=== Written request ===
Skipping all pictures, set down the lines of the listing from the first through the one with "YAxis, CartesianGrid, ReferenceLine".

------------------------------------

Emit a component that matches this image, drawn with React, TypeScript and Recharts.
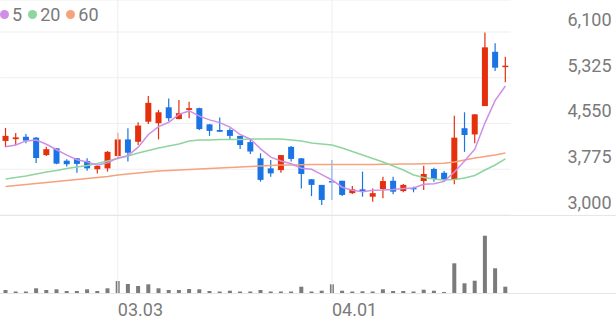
import { ComposedChart, BarChart, Bar, Line, XAxis, YAxis, CartesianGrid, ReferenceLine } from "recharts";

// trading days shown on the chart (MM.DD)
const dates = [
  "02.10", "02.11", "02.12", "02.13", "02.19", "02.20", "02.23", "02.24", "02.25", "02.26",
  "02.27", "03.03", "03.04", "03.05", "03.06", "03.09", "03.10", "03.11", "03.12", "03.13",
  "03.16", "03.17", "03.18", "03.19", "03.20", "03.23", "03.24", "03.25", "03.26", "03.27",
  "03.30", "03.31", "04.01", "04.02", "04.03", "04.06", "04.07", "04.08", "04.09", "04.10",
  "04.13", "04.14", "04.15", "04.16", "04.17", "04.20", "04.21", "04.22", "04.23", "04.24",
];

const opens = [
  4255, 4285, 4325, 4310, 4015, 4130, 3920, 3960, 3915, 3775,
  3790, 4000, 4280, 4240, 4580, 4555, 4825, 4625, 4780, 4810,
  4535, 4440, 4440, 4340, 4235, 3960, 3790, 3760, 4155, 3960,
  3605, 3510, 3575, 3580, 3370, 3435, 3310, 3440, 3580, 3405,
  3460, 3575, 3780, 3715, 3595, 4470, 4365, 4845, 5765, 5505,
];
const highs = [
  4475, 4390, 4370, 4320, 4155, 4135, 3945, 3965, 3960, 3845,
  4085, 4395, 4470, 4570, 5015, 4780, 4975, 4950, 4920, 4815,
  4540, 4650, 4470, 4340, 4285, 4045, 3930, 4015, 4170, 3965,
  3610, 3510, 3930, 3580, 3490, 3735, 3450, 3650, 3650, 3525,
  3480, 3835, 3800, 3745, 4680, 4740, 4705, 6090, 5910, 5680,
];
const lows = [
  4150, 4185, 4215, 3880, 4000, 3860, 3820, 3715, 3750, 3705,
  3735, 3960, 3905, 4185, 4540, 4280, 4590, 4620, 4640, 4440,
  4340, 4410, 4280, 4120, 4035, 3565, 3650, 3715, 3905, 3450,
  3320, 3170, 3255, 3320, 3355, 3310, 3225, 3285, 3350, 3385,
  3385, 3425, 3565, 3565, 3520, 4070, 4215, 4845, 5440, 5250,
];
const closes = [
  4340, 4315, 4260, 3965, 4115, 3870, 3860, 3865, 3790, 3830,
  4070, 4280, 4055, 4515, 4900, 4740, 4640, 4725, 4810, 4455,
  4425, 4410, 4340, 4185, 4075, 3595, 3705, 4015, 3950, 3695,
  3510, 3255, 3555, 3340, 3435, 3395, 3370, 3575, 3395, 3510,
  3435, 3695, 3610, 3595, 4310, 4355, 4705, 5840, 5495, 5530,
];

const ma5 = [
  4155, 4185, 4255, 4270, 4199, 4105, 4014, 3935, 3900, 3843,
  3883, 3967, 4005, 4150, 4364, 4498, 4570, 4704, 4763, 4674,
  4611, 4565, 4488, 4363, 4287, 4121, 3980, 3915, 3868, 3792,
  3775, 3685, 3593, 3471, 3419, 3396, 3419, 3423, 3434, 3449,
  3457, 3522, 3529, 3569, 3729, 3913, 4115, 4561, 4941, 5185,
];
const ma20 = [
  3610, 3635, 3661, 3695, 3728, 3754, 3788, 3813, 3839, 3872,
  3915, 3957, 3999, 4050, 4093, 4135, 4169, 4203, 4254, 4271,
  4271, 4279, 4279, 4279, 4287, 4287, 4287, 4287, 4271, 4254,
  4220, 4203, 4186, 4135, 4076, 4016, 3957, 3898, 3830, 3762,
  3678, 3635, 3610, 3593, 3601, 3627, 3669, 3762, 3847, 3949,
];
const ma60 = [
  3483, 3500, 3517, 3534, 3551, 3567, 3584, 3601, 3618, 3635,
  3652, 3678, 3695, 3711, 3728, 3745, 3754, 3762, 3771, 3779,
  3788, 3796, 3805, 3813, 3822, 3830, 3839, 3847, 3847, 3850,
  3854, 3855, 3855, 3855, 3855, 3855, 3855, 3859, 3861, 3864,
  3864, 3867, 3872, 3877, 3898, 3932, 3966, 3991, 4016, 4050,
];

const volumes = [
  30000, 15000, 15000, 47000, 30000, 37000, 20000, 20000, 37000, 20000,
  47000, 120000, 90000, 70000, 87000, 47000, 30000, 30000, 40000, 37000,
  20000, 15000, 23000, 15000, 15000, 30000, 15000, 15000, 15000, 63000,
  15000, 23000, 87000, 23000, 15000, 17000, 15000, 37000, 20000, 20000,
  15000, 33000, 23000, 10000, 297000, 97000, 123000, 573000, 247000, 63000,
];

const priceTicks = [3000, 3775, 4550, 5325, 6100];
const dateTicks = ["03.03", "04.01"];
const maNames = ["5", "20", "60"];

const RED = "#e5300d";
const BLUE = "#1b74e4";
const MA_COLORS = ["#d08fe6", "#8ed59f", "#f6a27c"];
const TEXT = "#7a7a7a";
const FONT = "Roboto, sans-serif";
const FONT_SIZE = 18;

const data = dates.map((date, i) => ({
  date,
  open: opens[i],
  high: highs[i],
  low: lows[i],
  close: closes[i],
  ma5: ma5[i],
  ma20: ma20[i],
  ma60: ma60[i],
  volume: volumes[i],
}));

function Candle(props: any) {
  const { x, y, width, height, payload } = props;
  const { open, close, high, low } = payload;
  const top = Math.min(y, y + height);
  const span = Math.abs(height);
  const k = span / (high - low || 1);
  const py = (p: number) => top + (high - p) * k;
  const color = close >= open ? RED : BLUE;
  const cx = x + width / 2;
  const bodyTop = py(Math.max(open, close));
  const bodyH = Math.max(1.5, py(Math.min(open, close)) - bodyTop);
  return (
    <g>
      <line x1={cx} x2={cx} y1={top} y2={top + span} stroke={color} strokeWidth={1.2} />
      <rect x={cx - 3} y={bodyTop} width={6} height={bodyH} fill={color} />
    </g>
  );
}

function PriceTick(props: any) {
  const { x, y, payload } = props;
  return (
    <text x={x + 93} y={y - 6} textAnchor="end" fill={TEXT} fontSize={FONT_SIZE} fontFamily={FONT}>
      {payload.value.toLocaleString("en-US")}
    </text>
  );
}

function DateTick(props: any) {
  const { x, y, payload } = props;
  if (!dateTicks.includes(payload.value)) return null;
  return (
    <text x={x} y={y + 15} textAnchor="start" fill={TEXT} fontSize={FONT_SIZE} fontFamily={FONT}>
      {payload.value}
    </text>
  );
}

export default function App() {
  return (
    <div style={{ position: "absolute", left: 0, top: 0, width: 616, height: 321, background: "#fff", overflow: "hidden" }}>
      <div style={{ position: "absolute", left: 0, top: 0 }}>
        <ComposedChart width={616} height={216} data={data} margin={{ top: 0, right: 0, bottom: 1, left: 0.5 }}>
          <CartesianGrid vertical={false} stroke="#efefef" />
          <XAxis dataKey="date" hide />
          <YAxis
            orientation="right"
            width={105.5}
            domain={[3000, 6642]}
            ticks={priceTicks}
            interval={0}
            axisLine={false}
            tickLine={false}
            tick={<PriceTick />}
            allowDataOverflow
          />
          {dateTicks.map((d) => (
            <ReferenceLine key={d} x={d} stroke="#eeeeee" />
          ))}
          <Line dataKey="ma60" stroke={MA_COLORS[2]} strokeWidth={1.5} dot={false} isAnimationActive={false} />
          <Line dataKey="ma20" stroke={MA_COLORS[1]} strokeWidth={1.5} dot={false} isAnimationActive={false} />
          <Line dataKey="ma5" stroke={MA_COLORS[0]} strokeWidth={1.5} dot={false} isAnimationActive={false} />
          <Bar dataKey={(d: any) => [d.low, d.high]} shape={Candle} isAnimationActive={false} />
        </ComposedChart>
      </div>
      <div style={{ position: "absolute", left: 0, top: 215 }}>
        <BarChart width={616} height={106} data={data} margin={{ top: 0, right: 0, bottom: 0, left: 0.5 }}>
          <XAxis dataKey="date" interval={0} height={28} axisLine={false} tickLine={false} tick={<DateTick />} />
          <YAxis orientation="right" width={105.5} domain={[0, 780000]} tick={false} axisLine={false} tickLine={false} />
          {dateTicks.map((d) => (
            <ReferenceLine key={d} x={d} stroke="#eeeeee" />
          ))}
          <Bar dataKey="volume" fill="#7b7b7b" barSize={4} isAnimationActive={false} />
        </BarChart>
      </div>
      <div style={{ position: "absolute", left: 0, top: 215, width: 616, height: 1, background: "#e6e6e6" }} />
      <div style={{ position: "absolute", left: 0, top: 293, width: 616, height: 1, background: "#e6e6e6" }} />
      <div style={{ position: "absolute", left: 0, top: 4, display: "flex", alignItems: "center", fontFamily: FONT, fontSize: FONT_SIZE, color: TEXT }}>
        {maNames.map((n, i) => (
          <div key={n} style={{ display: "flex", alignItems: "center", marginRight: 6 }}>
            <span style={{ width: 9, height: 9, borderRadius: "50%", background: MA_COLORS[i], marginRight: 3 }} />
            <span>{n}</span>
          </div>
        ))}
      </div>
    </div>
  );
}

------------------------------------

=== The output ===
Emit a component that matches this image, drawn with React, TypeScript and Recharts.
import { ComposedChart, BarChart, Bar, Line, XAxis, YAxis, CartesianGrid, ReferenceLine } from "recharts";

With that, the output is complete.